ECLI:NL:HR:2003:AF3807
Hoge Raad
- Cassatie
- R. Herrmann
- A.E.M. van der Putt-Lauwers
- J.B. Fleers
- O. de Savornin Lohman
- F.B. Bakels
- Rechtspraak.nl
Cassatie over schadevergoeding na seksueel misbruik van een minderjarige
In deze zaak heeft de Hoge Raad op 2 mei 2003 uitspraak gedaan in een cassatieprocedure die volgde op een eerdere veroordeling van de vader tot schadevergoeding aan de moeder in haar hoedanigheid van moeder-voogdes van hun dochter. De moeder had de vader gedagvaard voor de Rechtbank te 's-Gravenhage, waarbij zij vorderingen indiende voor zowel materiële als immateriële schade, als gevolg van seksueel misbruik van de dochter door de vader. De Rechtbank had de vader bij verstek veroordeeld tot betaling van aanzienlijke schadevergoedingen. Na verzet van de vader, die ontkende de dochter ooit misbruikt te hebben, volgde een bewijslevering. De Rechtbank oordeelde uiteindelijk dat de vader niet in zijn bewijslevering was geslaagd en bevestigde de schadevergoeding, maar verlaagde het bedrag.

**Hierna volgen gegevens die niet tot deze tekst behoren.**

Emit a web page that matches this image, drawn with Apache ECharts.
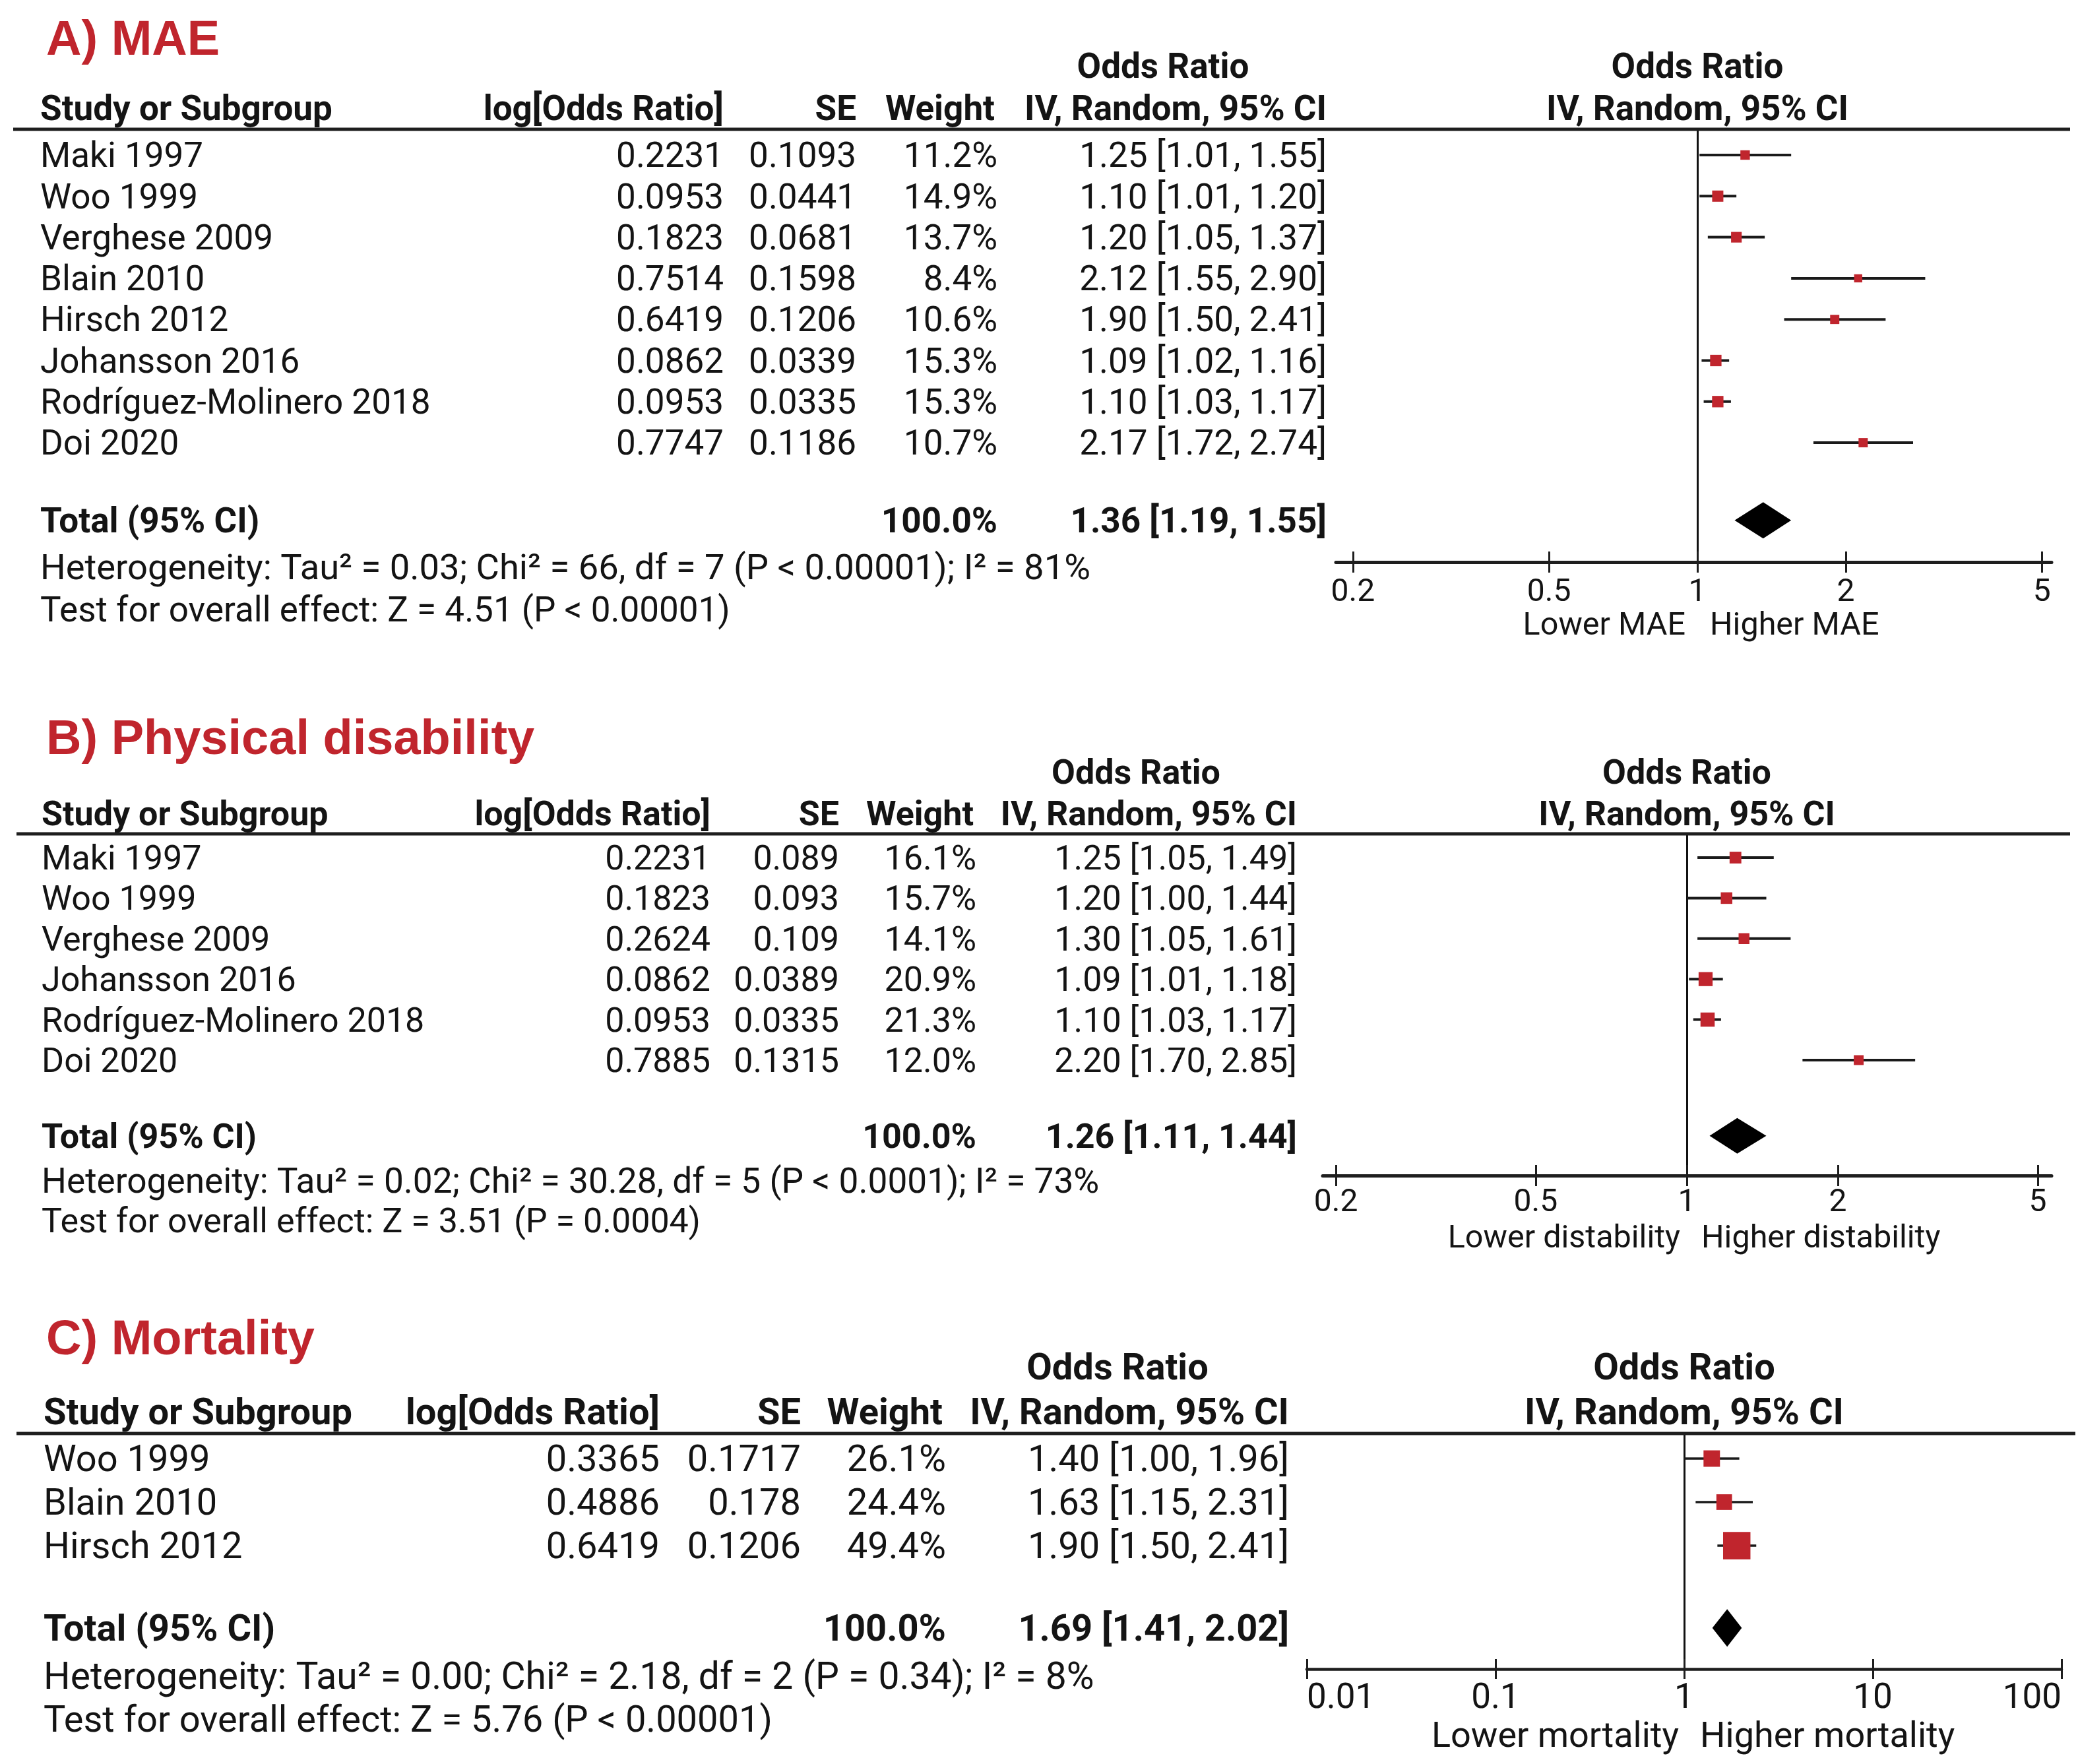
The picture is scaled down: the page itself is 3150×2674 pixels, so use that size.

De vader ging in hoger beroep bij het Gerechtshof, dat de grieven van de vader verwierp en de moeder toestond bewijs te leveren van de materiële schade. De vader stelde cassatie in, waarbij hij onder andere aanvoerde dat de bewijslast niet op hem rustte, maar op de moeder. De Hoge Raad oordeelde dat de Rechtbank niet had miskend dat de bewijslast op de moeder rustte, maar dat de vader niet geslaagd was in het leveren van tegenbewijs. De Hoge Raad verklaarde de vader niet-ontvankelijk in zijn beroep voor zover dit gericht was tegen de moeder pro se en verwierp het beroep voor het overige. De vader werd veroordeeld in de kosten van het geding in cassatie.
Deze uitspraak benadrukt de complexiteit van bewijsvoering in zaken van seksueel misbruik, vooral wanneer het gaat om de rol van de bewijslast en de mogelijkheid van tegenbewijs. De Hoge Raad bevestigde dat de bewijslast kan worden omgekeerd indien de rechter oordeelt dat de eiser in eerste instantie voldoende bewijs heeft geleverd voor zijn stellingen.